→ DIRECTION: Reproduce the listing below without changes, except that pictures are left out.

→ DATA LINES:
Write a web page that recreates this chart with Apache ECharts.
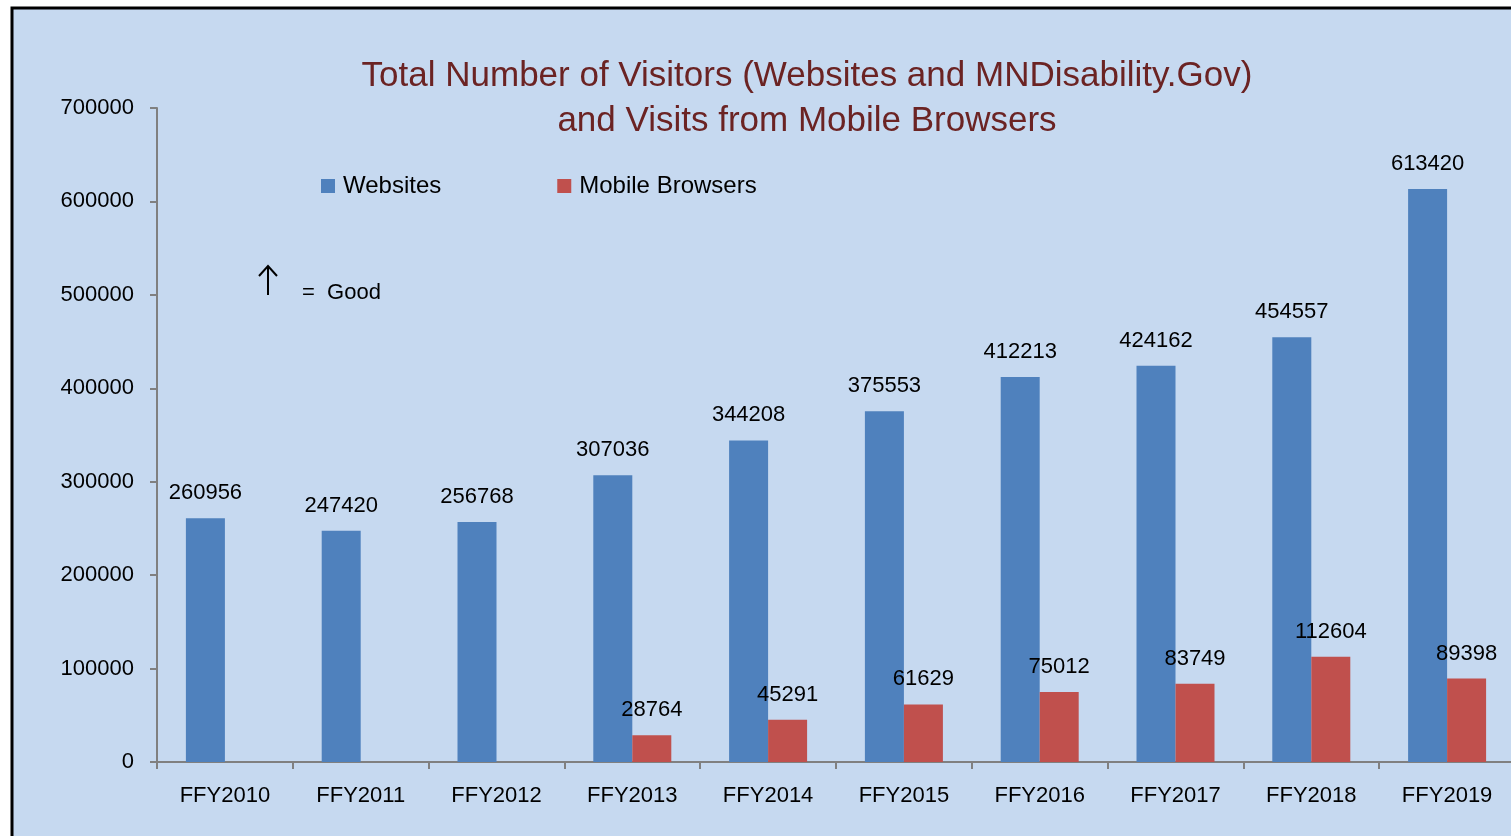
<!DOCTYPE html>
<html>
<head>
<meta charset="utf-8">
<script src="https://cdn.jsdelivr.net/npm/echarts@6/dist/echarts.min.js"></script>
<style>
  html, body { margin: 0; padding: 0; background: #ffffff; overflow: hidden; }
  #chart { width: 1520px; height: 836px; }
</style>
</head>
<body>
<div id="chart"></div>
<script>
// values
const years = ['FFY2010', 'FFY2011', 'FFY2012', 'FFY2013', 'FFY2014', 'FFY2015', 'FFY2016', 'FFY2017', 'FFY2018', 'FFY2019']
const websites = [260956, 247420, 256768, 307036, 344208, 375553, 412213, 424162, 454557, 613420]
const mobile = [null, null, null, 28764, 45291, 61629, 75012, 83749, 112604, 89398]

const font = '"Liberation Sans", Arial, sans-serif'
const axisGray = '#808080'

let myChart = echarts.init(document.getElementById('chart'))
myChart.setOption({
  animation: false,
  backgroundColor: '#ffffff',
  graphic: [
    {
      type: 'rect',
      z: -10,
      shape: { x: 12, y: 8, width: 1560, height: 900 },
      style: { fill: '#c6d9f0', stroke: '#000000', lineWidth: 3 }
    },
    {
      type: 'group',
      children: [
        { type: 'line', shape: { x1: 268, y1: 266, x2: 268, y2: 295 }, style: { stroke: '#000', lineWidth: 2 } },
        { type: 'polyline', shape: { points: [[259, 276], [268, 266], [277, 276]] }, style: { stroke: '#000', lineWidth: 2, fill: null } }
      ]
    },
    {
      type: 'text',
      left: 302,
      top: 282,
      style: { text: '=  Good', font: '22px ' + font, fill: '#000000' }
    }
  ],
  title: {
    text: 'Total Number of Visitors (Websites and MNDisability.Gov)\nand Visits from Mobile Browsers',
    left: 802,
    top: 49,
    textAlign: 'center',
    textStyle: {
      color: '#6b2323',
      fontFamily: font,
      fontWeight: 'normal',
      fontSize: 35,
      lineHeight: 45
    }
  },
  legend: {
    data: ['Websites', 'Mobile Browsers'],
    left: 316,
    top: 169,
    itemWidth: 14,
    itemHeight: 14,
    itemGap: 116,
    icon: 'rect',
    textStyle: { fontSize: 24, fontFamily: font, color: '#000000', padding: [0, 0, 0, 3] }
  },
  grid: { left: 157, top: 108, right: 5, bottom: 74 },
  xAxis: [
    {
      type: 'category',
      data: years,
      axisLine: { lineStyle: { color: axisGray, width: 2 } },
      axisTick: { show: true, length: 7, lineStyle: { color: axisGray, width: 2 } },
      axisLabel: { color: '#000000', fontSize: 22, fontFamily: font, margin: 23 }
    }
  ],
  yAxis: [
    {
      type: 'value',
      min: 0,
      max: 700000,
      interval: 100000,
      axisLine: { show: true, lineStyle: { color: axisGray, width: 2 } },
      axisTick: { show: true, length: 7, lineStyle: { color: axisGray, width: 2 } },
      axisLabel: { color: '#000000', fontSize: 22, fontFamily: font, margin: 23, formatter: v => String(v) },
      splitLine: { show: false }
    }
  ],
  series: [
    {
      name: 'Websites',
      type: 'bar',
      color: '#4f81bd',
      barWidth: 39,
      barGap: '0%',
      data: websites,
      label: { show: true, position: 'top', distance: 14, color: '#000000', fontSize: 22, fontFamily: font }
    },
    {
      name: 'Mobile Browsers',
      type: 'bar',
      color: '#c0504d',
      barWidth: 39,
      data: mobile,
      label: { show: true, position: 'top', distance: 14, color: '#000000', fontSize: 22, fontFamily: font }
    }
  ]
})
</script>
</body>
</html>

→ ANSWER FOR THE TASK:
Write a web page that recreates this chart with Apache ECharts.
<!DOCTYPE html>
<html>
<head>
<meta charset="utf-8">
<script src="https://cdn.jsdelivr.net/npm/echarts@6/dist/echarts.min.js"></script>
<style>
  html, body { margin: 0; padding: 0; background: #ffffff; overflow: hidden; }
  #chart { width: 1520px; height: 836px; }
</style>
</head>
<body>
<div id="chart"></div>
<script>
// values
const years = ['FFY2010', 'FFY2011', 'FFY2012', 'FFY2013', 'FFY2014', 'FFY2015', 'FFY2016', 'FFY2017', 'FFY2018', 'FFY2019']
const websites = [260956, 247420, 256768, 307036, 344208, 375553, 412213, 424162, 454557, 613420]
const mobile = [null, null, null, 28764, 45291, 61629, 75012, 83749, 112604, 89398]

const font = '"Liberation Sans", Arial, sans-serif'
const axisGray = '#808080'

let myChart = echarts.init(document.getElementById('chart'))
myChart.setOption({
  animation: false,
  backgroundColor: '#ffffff',
  graphic: [
    {
      type: 'rect',
      z: -10,
      shape: { x: 12, y: 8, width: 1560, height: 900 },
      style: { fill: '#c6d9f0', stroke: '#000000', lineWidth: 3 }
    },
    {
      type: 'group',
      children: [
        { type: 'line', shape: { x1: 268, y1: 266, x2: 268, y2: 295 }, style: { stroke: '#000', lineWidth: 2 } },
        { type: 'polyline', shape: { points: [[259, 276], [268, 266], [277, 276]] }, style: { stroke: '#000', lineWidth: 2, fill: null } }
      ]
    },
    {
      type: 'text',
      left: 302,
      top: 282,
      style: { text: '=  Good', font: '22px ' + font, fill: '#000000' }
    }
  ],
  title: {
    text: 'Total Number of Visitors (Websites and MNDisability.Gov)\nand Visits from Mobile Browsers',
    left: 802,
    top: 49,
    textAlign: 'center',
    textStyle: {
      color: '#6b2323',
      fontFamily: font,
      fontWeight: 'normal',
      fontSize: 35,
      lineHeight: 45
    }
  },
  legend: {
    data: ['Websites', 'Mobile Browsers'],
    left: 316,
    top: 169,
    itemWidth: 14,
    itemHeight: 14,
    itemGap: 116,
    icon: 'rect',
    textStyle: { fontSize: 24, fontFamily: font, color: '#000000', padding: [0, 0, 0, 3] }
  },
  grid: { left: 157, top: 108, right: 5, bottom: 74 },
  xAxis: [
    {
      type: 'category',
      data: years,
      axisLine: { lineStyle: { color: axisGray, width: 2 } },
      axisTick: { show: true, length: 7, lineStyle: { color: axisGray, width: 2 } },
      axisLabel: { color: '#000000', fontSize: 22, fontFamily: font, margin: 23 }
    }
  ],
  yAxis: [
    {
      type: 'value',
      min: 0,
      max: 700000,
      interval: 100000,
      axisLine: { show: true, lineStyle: { color: axisGray, width: 2 } },
      axisTick: { show: true, length: 7, lineStyle: { color: axisGray, width: 2 } },
      axisLabel: { color: '#000000', fontSize: 22, fontFamily: font, margin: 23, formatter: v => String(v) },
      splitLine: { show: false }
    }
  ],
  series: [
    {
      name: 'Websites',
      type: 'bar',
      color: '#4f81bd',
      barWidth: 39,
      barGap: '0%',
      data: websites,
      label: { show: true, position: 'top', distance: 14, color: '#000000', fontSize: 22, fontFamily: font }
    },
    {
      name: 'Mobile Browsers',
      type: 'bar',
      color: '#c0504d',
      barWidth: 39,
      data: mobile,
      label: { show: true, position: 'top', distance: 14, color: '#000000', fontSize: 22, fontFamily: font }
    }
  ]
})
</script>
</body>
</html>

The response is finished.